Students Moved Far from Legal and Family Support

On March 8, ICE agents arrested Mahmoud Khalil, a graduate student at Columbia University, at his home in New York. Khalil was in a detention center outside of rural Louisiana, more than three hours from the closest city, the following evening.

Georgetown University professor Badar Khan Suri was arrested close to Washington, DC, and initially shipped to Louisiana, then transferred to a jail complex in Texas. Tufts University student Rumeysa Ozturk was arrested outside of Boston and deported to a for-profit prison in southern Louisiana within 24 hours of being detained.

These far-flung transfers highlight ICE’s control over the placement of detainees. Immigration attorneys and activists have sounded the alarm, noting how moving people far from their lawyers, loved ones, and social support networks effectively cripples their capacity to contest immigration cases.

ICE Cites Logistical Reasons, Critics See Rights Violations

ICE has justified the transfers as practical necessities. Detention, its website says, is intended to “secure [immigrants’] presence for immigration proceedings or removal from the United States” and emphasizes the system is “non-punitive.”

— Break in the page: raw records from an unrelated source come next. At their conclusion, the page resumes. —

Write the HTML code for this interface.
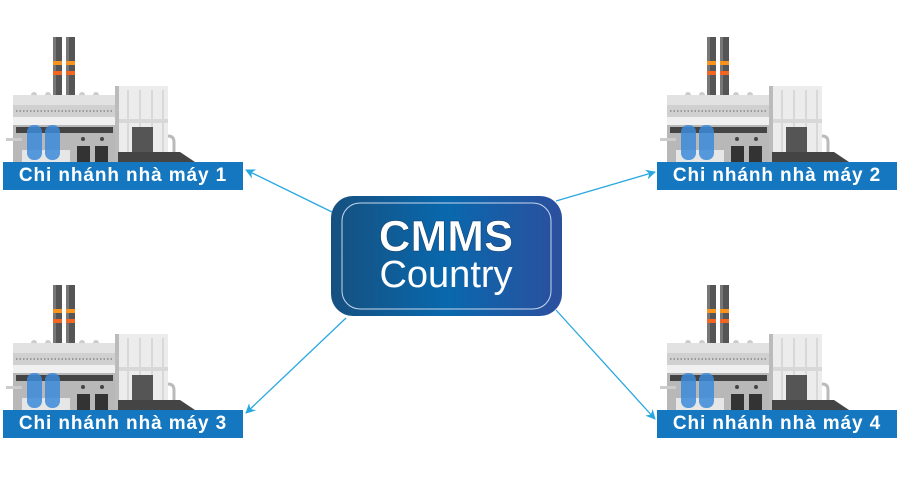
<!DOCTYPE html>
<html><head><meta charset="utf-8"><style>
body{margin:0;width:900px;height:496px;background:#fff;overflow:hidden;position:relative;font-family:"Liberation Sans",sans-serif}
.lbl{position:absolute;width:240px;height:28px;background:#1577c0;color:#fff;font-size:19px;font-weight:bold;line-height:28px;text-align:center;letter-spacing:0.9px}
</style></head><body>
<svg width="900" height="496" style="position:absolute;left:0;top:0">
<defs>
<g id="f">
<rect x="53" y="37" width="9" height="58" fill="#555"/><rect x="53" y="37" width="3" height="58" fill="#777"/>
<rect x="66" y="37" width="9" height="58" fill="#555"/><rect x="66" y="37" width="3" height="58" fill="#777"/>
<rect x="53" y="61" width="9" height="4" fill="#f7941d"/><rect x="66" y="61" width="9" height="4" fill="#f7941d"/>
<rect x="53" y="71" width="9" height="4" fill="#f26522"/><rect x="66" y="71" width="9" height="4" fill="#f26522"/>
<circle cx="34" cy="95" r="3" fill="#ccc"/><circle cx="48" cy="95" r="3" fill="#ccc"/><circle cx="82" cy="95" r="3" fill="#ccc"/><circle cx="96" cy="95" r="3" fill="#ccc"/>
<rect x="13" y="95" width="103" height="67" fill="#b8b8b8"/>
<rect x="13" y="95" width="103" height="10" fill="#e2e2e2"/>
<rect x="13" y="105" width="103" height="12" fill="#d0d0d0"/>
<line x1="16" y1="111" x2="114" y2="111" stroke="#888" stroke-width="1.5" stroke-dasharray="1.5,2"/>
<rect x="13" y="117" width="103" height="8" fill="#f0f0f0"/>
<rect x="16" y="127" width="97" height="6" fill="#444"/>
<rect x="77" y="146" width="13" height="16" fill="#333"/><rect x="95" y="146" width="13" height="16" fill="#333"/>
<circle cx="83" cy="139" r="2" fill="#444"/><circle cx="102" cy="139" r="2" fill="#444"/>
<rect x="22" y="150" width="48" height="12" fill="#e6e6e6"/>
<rect x="6" y="138" width="16" height="3" fill="#ccc"/>
<rect x="27" y="125" width="15" height="35" rx="7" fill="#3b8ad8" opacity="0.85"/>
<rect x="45" y="125" width="15" height="35" rx="7" fill="#3b8ad8" opacity="0.85"/>
<rect x="115" y="86" width="53" height="76" fill="#ececec"/>
<rect x="115" y="86" width="4" height="76" fill="#bbb"/>
<g stroke="#d2d2d2" stroke-width="1.5"><line x1="128" y1="90" x2="128" y2="160"/><line x1="140" y1="90" x2="140" y2="160"/><line x1="152" y1="90" x2="152" y2="160"/><line x1="163" y1="90" x2="163" y2="160"/></g>
<rect x="119" y="119" width="49" height="4" fill="#d8d8d8"/>
<rect x="132" y="127" width="21" height="31" fill="#555"/>
<path d="M168 136 q6 0 6 6 v14" stroke="#bbb" stroke-width="3" fill="none"/>
<polygon points="118,152 180,152 195,162 118,162" fill="#444"/>
</g>
<linearGradient id="g" x1="0" x2="1"><stop offset="0" stop-color="#16507f"/><stop offset="0.5" stop-color="#0968ad"/><stop offset="1" stop-color="#2c4f9e"/></linearGradient>
<marker id="a" markerWidth="10" markerHeight="10" refX="9" refY="5" orient="auto" markerUnits="userSpaceOnUse"><path d="M0,0 L10,5 L0,10 L3,5z" fill="#29a8e0"/></marker>
</defs>
<use href="#f"/><use href="#f" x="654"/><use href="#f" y="248"/><use href="#f" x="654" y="248"/>
<g stroke="#29a8e0" stroke-width="1.3" marker-end="url(#a)">
<line x1="332" y1="212" x2="246" y2="170"/><line x1="556" y1="201" x2="655" y2="172"/>
<line x1="346" y1="318" x2="246" y2="413"/><line x1="556" y1="310" x2="655" y2="419"/>
</g>
<rect x="331" y="196" width="231" height="120" rx="22" fill="url(#g)"/>
<rect x="342" y="203" width="209" height="106" rx="18" fill="none" stroke="#c8d8ee" stroke-width="1"/>
<text x="446" y="251" text-anchor="middle" font-family="Liberation Sans" font-weight="bold" font-size="44" fill="#fff" stroke="#0b3a66" stroke-width="0.5">CMMS</text>
<text x="446" y="287" text-anchor="middle" font-family="Liberation Sans" font-size="38" fill="#fff">Country</text>
</svg>
<div class="lbl" style="left:3px;top:162px">Chi nhánh nhà máy 1</div>
<div class="lbl" style="left:657px;top:162px">Chi nhánh nhà máy 2</div>
<div class="lbl" style="left:3px;top:410px">Chi nhánh nhà máy 3</div>
<div class="lbl" style="left:657px;top:410px">Chi nhánh nhà máy 4</div>
</body></html>
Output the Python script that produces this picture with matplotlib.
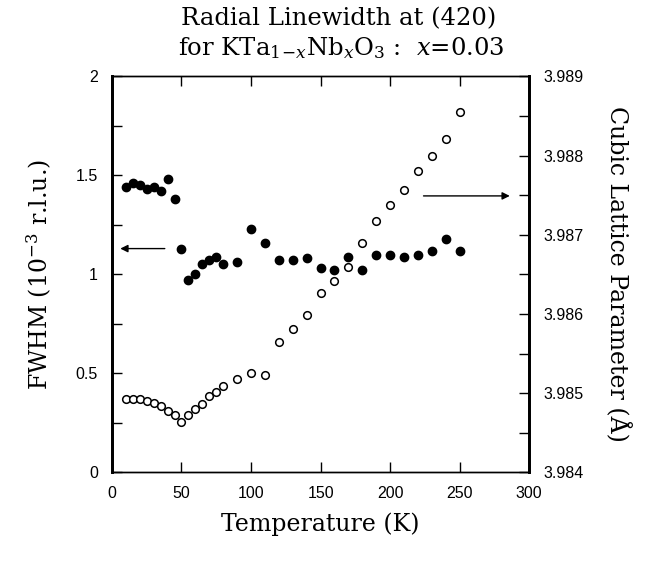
import numpy as np
import matplotlib.pyplot as plt
from matplotlib.ticker import MultipleLocator

# FWHM (filled circles, left axis)
temp_fwhm = [10, 15, 20, 25, 30, 35, 40, 45, 50, 55, 60, 65, 70, 75, 80, 90, 100, 110, 120, 130,
             140, 150, 160, 170, 180, 190, 200, 210, 220, 230, 240, 250]
fwhm = [1.44, 1.46, 1.45, 1.43, 1.44, 1.42, 1.48, 1.38, 1.13, 0.97, 1.00, 1.05, 1.07, 1.09, 1.05, 1.06,
        1.23, 1.16, 1.07, 1.07, 1.08, 1.03, 1.02, 1.09, 1.02, 1.10, 1.10, 1.09, 1.10, 1.12, 1.18, 1.12]

# lattice parameter (open circles, right axis)
temp_lat = [10, 15, 20, 25, 30, 35, 40, 45, 50, 55, 60, 65, 70, 75, 80, 90, 100, 110, 120, 130,
            140, 150, 160, 170, 180, 190, 200, 210, 220, 230, 240, 250]
lattice = [3.98493, 3.98493, 3.98492, 3.98490, 3.98488, 3.98484, 3.98478, 3.98473, 3.98463, 3.98473,
           3.98480, 3.98486, 3.98496, 3.98501, 3.98509, 3.98518, 3.98525, 3.98523, 3.98565, 3.98581,
           3.98599, 3.98626, 3.98641, 3.98659, 3.98689, 3.98717, 3.98737, 3.98757, 3.98781, 3.98800,
           3.98821, 3.98855]

plt.rcParams['mathtext.fontset'] = 'dejavuserif'
serif = 'DejaVu Serif'
sans = 'Liberation Sans'

fig = plt.figure(figsize=(6.47, 5.61), dpi=100)
ax = fig.add_axes([0.173, 0.158, 0.645, 0.706])
ax2 = ax.twinx()

ax.plot(temp_fwhm, fwhm, 'o', color='black', ms=6)
ax2.plot(temp_lat, lattice, 'o', mfc='white', mec='black', mew=1.1, ms=5.5)

ax.set_xlim(0, 300)
ax.set_ylim(0, 2)
ax2.set_ylim(3.984, 3.989)

ax.xaxis.set_major_locator(MultipleLocator(50))
ax.yaxis.set_major_locator(MultipleLocator(0.5))
ax.yaxis.set_minor_locator(MultipleLocator(0.25))
ax2.yaxis.set_major_locator(MultipleLocator(0.001))
ax2.yaxis.set_minor_locator(MultipleLocator(0.0005))
ax.set_yticks([0, 0.5, 1, 1.5, 2], ['0', '0.5', '1', '1.5', '2'])
ax2.set_yticks([3.984, 3.985, 3.986, 3.987, 3.988, 3.989],
               ['3.984', '3.985', '3.986', '3.987', '3.988', '3.989'])

ax.tick_params(axis='x', which='both', direction='in', top=True, length=7, width=1, pad=10)
ax.tick_params(axis='y', which='both', direction='in', length=7, width=1, pad=10)
ax2.tick_params(axis='y', which='both', direction='in', length=7, width=1, pad=10)
for a in (ax, ax2):
    for lab in a.get_xticklabels() + a.get_yticklabels():
        lab.set_fontfamily(sans)
        lab.set_fontsize(11.5)

for a in (ax, ax2):
    a.spines['left'].set_linewidth(2)
    a.spines['right'].set_linewidth(2)
    a.spines['top'].set_linewidth(1)
    a.spines['bottom'].set_linewidth(1)

ax.set_xlabel('Temperature (K)', family=serif, fontsize=17, labelpad=8)
ax.set_ylabel(r'FWHM (10$^{-3}$ r.l.u.)', family=serif, fontsize=17, labelpad=16)
ax2.set_ylabel('Cubic Lattice Parameter (Å)', family=serif, fontsize=17, rotation=270, labelpad=34)

fig.text(0.523, 0.988, 'Radial Linewidth at (420)', family=serif, fontsize=17.5, ha='center', va='top')
fig.text(0.528, 0.938, r'for KTa$_{1\!-\!x}$Nb$_x$O$_3$ :  $x$=0.03', family=serif, fontsize=17.5,
         ha='center', va='top')

# arrows pointing to the relevant axes
ax.annotate('', xy=(4, 1.13), xytext=(40, 1.13),
            arrowprops=dict(arrowstyle='-|>', color='black', lw=1, mutation_scale=11))
ax2.annotate('', xy=(288, 3.98749), xytext=(222, 3.98749),
             arrowprops=dict(arrowstyle='-|>', color='black', lw=1, mutation_scale=11))

fig.savefig('out.png', dpi=100)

Attorneys for the government argued in court documents that ICE transferred Ozturk, Suri, and Khalil because detention space was in short supply where they were arrested initially.

Yet civil rights organizations have called some of these Southern detention facilities “black holes” due to deplorable conditions and restricted communication with the outside world. At least 14 of the 20 largest immigration detention facilities in the country are located in Louisiana, Texas, and Mississippi, NPR reports.

Adriel D. Orozco, the American Immigration Council’s senior policy counsel, said these transfers are technically done within the immigration system. But he added, “I haven’t seen this kind of drastic transfer system, in the sense of sending folks from the Northeast down to the South.”

“It does feel more of a change under this Trump 2.0,” Orozco said to CNN.